La única solución es resistirla y sufrirla con Aquel y en Aquel que ha sufrido con nosotros. Jesús no constata la ausencia de Dios, sino que la transforma en oración. Nosotros tenemos, igual que Cristo, que integrar el grito angustiado y cambiarlo en una oración dirigida al Dios que, a pesar de todo sigue estando cerca. Nunca ponernos como espectadores de los hombres que sufren, acomodados en la vida, considerando que Dios no puede existir. Estos que niegan a Dios no son más que espectadores del sufrimiento humano y creen haber cumplido con su obligación y haberse defendido diciendo que si existe tanto dolor, tantos horrores es que no hay Dios. Lo que hay que hacer es el gesto de la Verónica para poder hablar de esta oración. No se puede orar solamente con lo labios, es el hombre entero el que reza.

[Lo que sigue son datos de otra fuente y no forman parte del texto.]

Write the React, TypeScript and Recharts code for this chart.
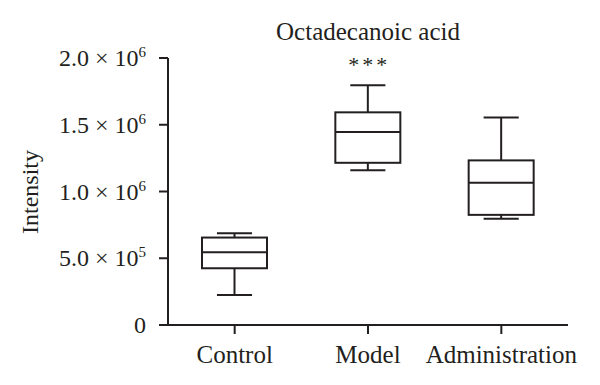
import { ComposedChart, Bar, XAxis, YAxis } from "recharts"

const groups = ["Control", "Model", "Administration"]
const minVals = [2.25e5, 1.16e6, 7.95e5]
const q1Vals = [4.25e5, 1.215e6, 8.25e5]
const medianVals = [5.45e5, 1.445e6, 1.065e6]
const q3Vals = [6.55e5, 1.593e6, 1.233e6]
const maxVals = [6.88e5, 1.795e6, 1.555e6]
const marks = ["", "***", ""]
const yTicks = [0, 5e5, 1e6, 1.5e6, 2e6]

const INK = "#231f20"
const FONT = "'Liberation Serif', 'Times New Roman', serif"

const data = groups.map((g, i) => ({
    group: g,
    min: minVals[i], q1: q1Vals[i], median: medianVals[i], q3: q3Vals[i], max: maxVals[i],
    mark: marks[i],
}))

function BoxShape(props: any) {
    const { x, y, width, height, payload } = props
    const top = Math.min(y, y + height)
    const h = Math.abs(height)
    const k = h / (payload.max - payload.min)
    const py = (v: number) => top + (payload.max - v) * k
    const cx = x + width / 2
    const cap = width * 0.27
    return (
        <g>
            <g stroke={INK} strokeWidth={2} fill="none">
                <line x1={cx} x2={cx} y1={py(payload.max)} y2={py(payload.q3)} />
                <line x1={cx} x2={cx} y1={py(payload.q1)} y2={py(payload.min)} />
                <line x1={cx - cap} x2={cx + cap} y1={py(payload.max)} y2={py(payload.max)} />
                <line x1={cx - cap} x2={cx + cap} y1={py(payload.min)} y2={py(payload.min)} />
                <rect x={x} y={py(payload.q3)} width={width} height={py(payload.q1) - py(payload.q3)} />
                <line x1={x} x2={x + width} y1={py(payload.median)} y2={py(payload.median)} />
            </g>
            {payload.mark ? (
                <text x={cx + 1.5} y={py(payload.max) - 13} textAnchor="middle" fontFamily={FONT}
                    fontSize={22} letterSpacing={3} fill={INK}>{payload.mark}</text>
            ) : null}
        </g>
    )
}

function YTick({ x, y, payload }: any) {
    const v = payload.value as number
    if (v === 0) {
        return <text x={x - 11} y={y + 8} textAnchor="end" fontFamily={FONT} fontSize={24} fill={INK}>0</text>
    }
    const exp = Math.floor(Math.log10(v))
    const mant = (v / Math.pow(10, exp)).toFixed(1)
    return (
        <text x={x - 11} y={y + 8} textAnchor="end" fontFamily={FONT} fontSize={24} fill={INK}>
            {mant} × 10<tspan dy={-9} fontSize={15}>{exp}</tspan>
        </text>
    )
}

function XTick({ x, y, payload }: any) {
    return (
        <text x={x} y={y} dy={27} textAnchor="middle" fontFamily={FONT} fontSize={25} fill={INK}>
            {payload.value}
        </text>
    )
}

function YLabel() {
    return (
        <text x={30} y={192} transform="rotate(-90 30 192)" textAnchor="middle" dominantBaseline="central"
            fontFamily={FONT} fontSize={24} fill={INK}>Intensity</text>
    )
}

export default function App() {
    return (
        <div style={{ position: "absolute", left: 0, top: 0, width: 600, height: 385, background: "#fff" }}>
            <div style={{
                position: "absolute", left: 168, width: 400, top: 18.5, textAlign: "center",
                fontFamily: FONT, fontSize: 25, lineHeight: "25px", color: INK,
            }}>Octadecanoic acid</div>
            <ComposedChart width={600} height={385} data={data}
                margin={{ top: 58, right: 32, bottom: 0, left: 0 }}>
                <XAxis dataKey="group" height={60} tickSize={9} tickLine={{ stroke: INK, strokeWidth: 2 }}
                    axisLine={{ stroke: INK, strokeWidth: 2 }} tick={<XTick />} interval={0} />
                <YAxis width={168} domain={[0, 2e6]} ticks={yTicks} tickSize={9} allowDataOverflow
                    tickLine={{ stroke: INK, strokeWidth: 2 }} axisLine={{ stroke: INK, strokeWidth: 2 }}
                    tick={<YTick />} label={<YLabel />} />
                <Bar dataKey={(d: any) => [d.min, d.max]} barSize={65} shape={<BoxShape />}
                    isAnimationActive={false} />
            </ComposedChart>
        </div>
    )
}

Toda la pobreza humana, todo el desamparo humano, todo el pecado humano, se hacen visibles en la figura de Jesús crucificado que está en el centro de la liturgia del Viernes Santo. Y sin embargo, a lo largo de toda la historia, ha despertado sentimientos de consuelo y de esperanza. Se ha dicho que la cruz tiene las dimensiones de toda la creación y de toda la historia. Jesús extiende sus brazos hacia los dos lados, hacia el pecador que se ha encontrado con Él y hacia el que le ofende. Y su cuerpo en vertical supera toda distancia entre Dios y el hombre, y la horizontal llega a todos los rincones del mundo. Ninguna situación ha quedado sin redención.